I love that the writers did not even try to make Alex a potential fighting match for Nikita. As Nikita broke Alex’s arm and put a bullet into her thigh, it was a “HOLY CRAP!” moment that just made me throw my hands up with glee. It was not meaningless-that would have been annoying. As I was trying to comprehend why Nikita would resort to so violent and aggressive a tactic it was soon obvious that she had backed both herself and Alex into two very different corners. She got out which was the easier task, but she couldn’t take Alex with her, nor did she want to put her down. It was ruthless, but it was a message: you will never take me, this is too big for you and if you pursue this course you will suffer. I love that the show, which can often be exposition heavy when it comes to plot details, decided to forgo justification for Nikita’s cold actions.
Yet you can’t help but sympathise with Alex, and that’s where the writers have really excelled. Nikita is the protagonist. It’s her name at the beginning of every episode. It’s her mission we support. But she is not the hero. She’s not a good person who just fell in with the wrong crowd. She’s filled with moral ambiguities, and instead of seeing her in terms of black and white, we’ve been offered a million different shades of gray. Then there’s Alex, the (beautiful) Frankenstein to Nikita’s Prometheus. Except, the writers have not made her a monster. Indeed, she’s the hero of the show and if this show was called ALEX, we would totally sympathise with her and Nikita would be like that clichéd best friend who taught her everything but then fucked off and left she stranded to take care of her own needs, which is actually exactly what Nikita did – except so much of the episode is from Nikita’s point of view so our portrait of Alex is gloriously distorted. The only reason she’s in Division (or so she tells herself: layer alert!) is to root out what happened to her family, the catalyst which essentially brought her life crashing about her ears. From her point of view, Nikita screwed her over big time, getting her into a game with Division which, it’s very likely, she’ll never get out of.
So yes, I can see the flaws, I detest the flaws, and I know I’m projecting more complexity than there actually is, but I don’t care.
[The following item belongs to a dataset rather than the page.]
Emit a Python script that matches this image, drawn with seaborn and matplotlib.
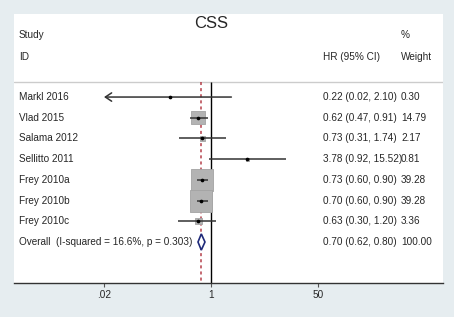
import numpy as np
import pandas as pd
import matplotlib
matplotlib.use("Agg")
import matplotlib.pyplot as plt
import seaborn as sns

# data
studies = ["Markl 2016", "Vlad 2015", "Salama 2012", "Sellitto 2011",
           "Frey 2010a", "Frey 2010b", "Frey 2010c"]
hr = [0.22, 0.62, 0.73, 3.78, 0.73, 0.70, 0.63]
ci_low = [0.02, 0.47, 0.31, 0.92, 0.60, 0.60, 0.30]
ci_high = [2.10, 0.91, 1.74, 15.52, 0.90, 0.90, 1.20]
weight = [0.30, 14.79, 2.17, 0.81, 39.28, 39.28, 3.36]
overall = (0.70, 0.62, 0.80)
overall_label = "Overall  (I-squared = 16.6%, p = 0.303)"
xticks = [0.02, 1, 50]
xticklabels = [".02", "1", "50"]

df = pd.DataFrame({"study": studies, "hr": hr, "lo": ci_low, "hi": ci_high,
                   "weight": weight})
df["row"] = np.arange(len(df))
n = len(df)

sns.set_style("white")
plt.rcParams["font.family"] = ["Liberation Sans", "DejaVu Sans"]

fig = plt.figure(figsize=(4.54, 3.17), dpi=100)
fig.patch.set_facecolor("#e6edf0")
ax = fig.add_axes([14 / 454, 34 / 317, 429 / 454, 269 / 317])
ax.set_facecolor("white")
ax.set_xscale("log")
ax.set_xlim(10 ** -3.127, 10 ** 3.68)
ax.set_ylim(n + 1.98, -4.01)

fs = 7.2
sep = -0.72
tr = ax.get_yaxis_transform()

# header
ax.axhline(sep, color="#cccccc", lw=1)
ax.text(1, -3.57, "CSS", ha="center", va="center", fontsize=12)
ax.text(0.0117, -3.0, "Study", transform=tr, va="center", fontsize=fs)
ax.text(0.0117, -1.93, "ID", transform=tr, va="center", fontsize=fs)
ax.text(0.72, -1.93, "HR (95% CI)", transform=tr, va="center", fontsize=fs)
ax.text(0.902, -3.0, "%", transform=tr, va="center", fontsize=fs)
ax.text(0.902, -1.93, "Weight", transform=tr, va="center", fontsize=fs)

# reference lines
ax.vlines(1, sep, n + 1.98, color="black", lw=1, zorder=2)
ax.vlines(overall[0], sep, n + 1.98, color="#b5404a", lw=1.1,
          linestyles=(0, (2, 2)), zorder=2)

# boxes sized by weight
sns.scatterplot(data=df, x="hr", y="row", size="weight",
                sizes=(0.30 * 6.36, 39.28 * 6.36), size_norm=(0.30, 39.28),
                marker="s", color="#b3b3b3", edgecolor="#a3a3a3", linewidth=0.6,
                legend=False, ax=ax, zorder=3)

# CI lines
for _, r in df.iterrows():
    if r["lo"] <= xticks[0]:
        ax.annotate("", xy=(r["lo"], r["row"]), xytext=(r["hi"], r["row"]),
                    arrowprops=dict(arrowstyle="->,head_length=0.45,head_width=0.3",
                                    color="#333333", lw=1.1, shrinkA=0, shrinkB=0),
                    zorder=4)
    else:
        ax.hlines(r["row"], r["lo"], r["hi"], color="#333333", lw=1.1, zorder=4)
sns.scatterplot(data=df, x="hr", y="row", color="black", s=7, linewidth=0,
                ax=ax, zorder=5)

# overall diamond
oy = n
dx = [overall[1], overall[0], overall[2], overall[0], overall[1]]
dy = [oy, oy - 0.39, oy, oy + 0.39, oy]
ax.fill(dx, dy, facecolor="white", edgecolor="#1f2a7a", lw=1.2, zorder=5)

# row text
for _, r in df.iterrows():
    y = r["row"]
    ax.text(0.0117, y, r["study"], transform=tr, va="center", fontsize=fs)
    ax.text(0.72, y, f"{r['hr']:.2f} ({r['lo']:.2f}, {r['hi']:.2f})",
            transform=tr, va="center", fontsize=fs)
    ax.text(0.902, y, f"{r['weight']:.2f}", transform=tr, va="center", fontsize=fs)
ax.text(0.0117, oy, overall_label, transform=tr, va="center", fontsize=fs)
ax.text(0.72, oy, f"{overall[0]:.2f} ({overall[1]:.2f}, {overall[2]:.2f})",
        transform=tr, va="center", fontsize=fs)
ax.text(0.902, oy, "100.00", transform=tr, va="center", fontsize=fs)

# axes styling
for s in ["top", "left", "right"]:
    ax.spines[s].set_visible(False)
ax.spines["bottom"].set_color("#333333")
ax.spines["bottom"].set_linewidth(1)
ax.set_yticks([])
ax.set_xticks(xticks)
ax.set_xticklabels(xticklabels, fontsize=fs)
ax.minorticks_off()
ax.tick_params(axis="x", bottom=True, length=3, width=0.8, color="#555555", pad=2)
ax.set_xlabel("")
ax.set_ylabel("")

fig.savefig("out.png", dpi=100, facecolor=fig.get_facecolor())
This show offers so much potential that if it could sort out some of the plotting problems, get Maggie Q a few acting classes so she can loosen up and insert some of her own charismatic personality into Nikita (and there was a moment of that when Birkhoff reappeared so it shouldn’t be too difficult) and just have a bit more fun about itself, this show could be deadly. It’s got something only a few great show have: from Kalinda and Alicia to Walter and Jesse to Don and Peggy to Boyd and Raylon to Nikita and Alex, it has that central relationship which is just kick ass (no pun intended).